This morning I took a solo hike and I noticed something enlightening: where the trail seemed to fade off into nothing and disappear altogether, if I just kept taking steps, a previously hidden switchback or some other continuation of the path would become visible. If I stood in one place and looked for the trail, I couldn’t find it. Ah, I thought, just like life!
Sometimes it’s unclear which way to go. Things may feel hopeless, a clear path nowhere to be found.
If we try to find a solution from where we stand in an attempt to end the discomfort of feeling lost and clutch for clarity—it often goes nowhere or becomes even more of a conundrum. The old trope, “the way out is through” comes to mind. “Through”, however, often becomes apparent only as we’re moving forward whichever way we know how—sometimes that just means being in silence, being still, being with our experience no matter how uncomfortable or distasteful, and listening.
I seem to be listening a lot lately, and then the doing does itself. The path appears—how did I not see it before? I often wonder. Just listening and being with. With my feelings, the sensations in my body, whatever my mind is doing, with whatever seems to be happening outside.
I trust this listening, it seems to know the truth when it shows up.
As David Hawkins clarifies, we are aware of the body through the mind, of the mind through consciousness, and of consciousness through awareness. It is this awareness that seems to know. I wait for this awareness to speak its knowing.
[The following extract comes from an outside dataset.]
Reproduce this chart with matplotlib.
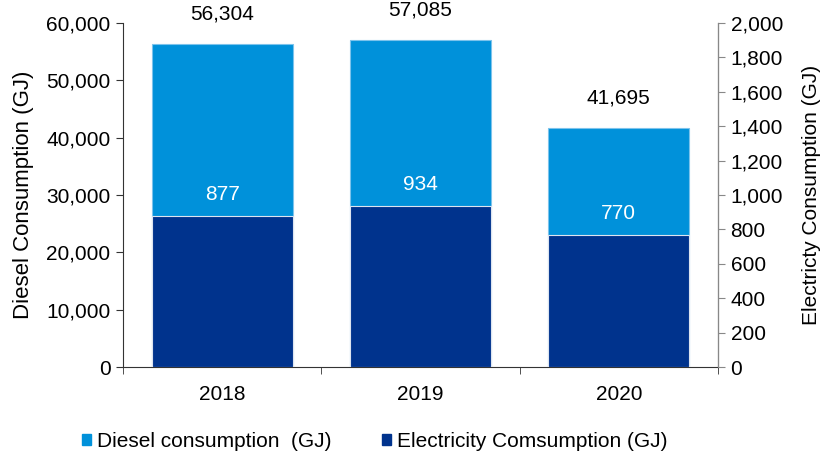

I used to try to talk myself out of my uncomfortable or “unacceptable” feelings—often pretty successfully—by “looking on the bright side” and focusing on something else. But they just come around the back door. So. I don’t do this anymore. Life seems to have slowed down a bit with this shift. And nothing is too uncomfortable or unacceptable now. At times, it takes a moment to relinquish the story the mind is spinning around in to return to awareness and simply listen and be with the physical sensations, sometimes quite a few moments. But it gets there.
The mind and the body are working hard trying to keep us alive. Always. They need our compassionate awareness.
Thich Nhat Hanh, in Calming the Fearful Mind: A Zen Response to Terrorism, suggests a team of grounded folks serving as a council to simply listen to the grievances of citizens and heads of governments, for example, to heal the pain of the world. This is something I recall quite often.
Offering a space of absolute presence and compassion (having zero to do with approval) is what we’re all looking for—in our partners, friends, relatives… but primarily (and often unbeknownst to us) in ourselves.
To become this still, compassionate presence of hearing and being with ourselves is the healing we hope for, request and sometimes angrily demand from others in our lives. It’s nice when it’s there. Perhaps in some cases it’s even critical to a certain type of intimacy—it’s what every romance story is about: “finally, someone who gets me—who sees me at my worst and loves me anyway.” But if we can’t be this for ourselves, eventually things go south. No one can provide this for us all of the time; we all have our stuff and a right and need to follow our own flow within our own bodies and experience.
At the end of the day, it's really our responsibility to learn to come back to awareness and be our own soft place to land.
If we are this loving presence for ourselves via the awareness rather than the mind, not only can we be that for others, but we can be more clearly discerning in our lives and discerning of the path that appears. Not screaming internally (or externally) for this loving presence from others (which often doesn’t go over well) and instead first providing this for ourselves—allows us to really be there with What Is and notice the path through more quickly and easily, without so much noise.
If our early conditioning didn’t acknowledge and allow and be with whatever appeared in us in a loving way, we have to unlearn and reparent ourselves. That’s been mine and many others’ path. But it can be done by a willingness to be with pain, with discomfort, with judgements and overwhelming feelings, and just listening. Moving forward in whatever way calls to us in the moment, be that to rest in silence and listening or in action. Not getting too caught up in the story. Being there for our own experience. And then the awareness speaks and the path, unapparent as it may have been to us a moment ago, magically appears.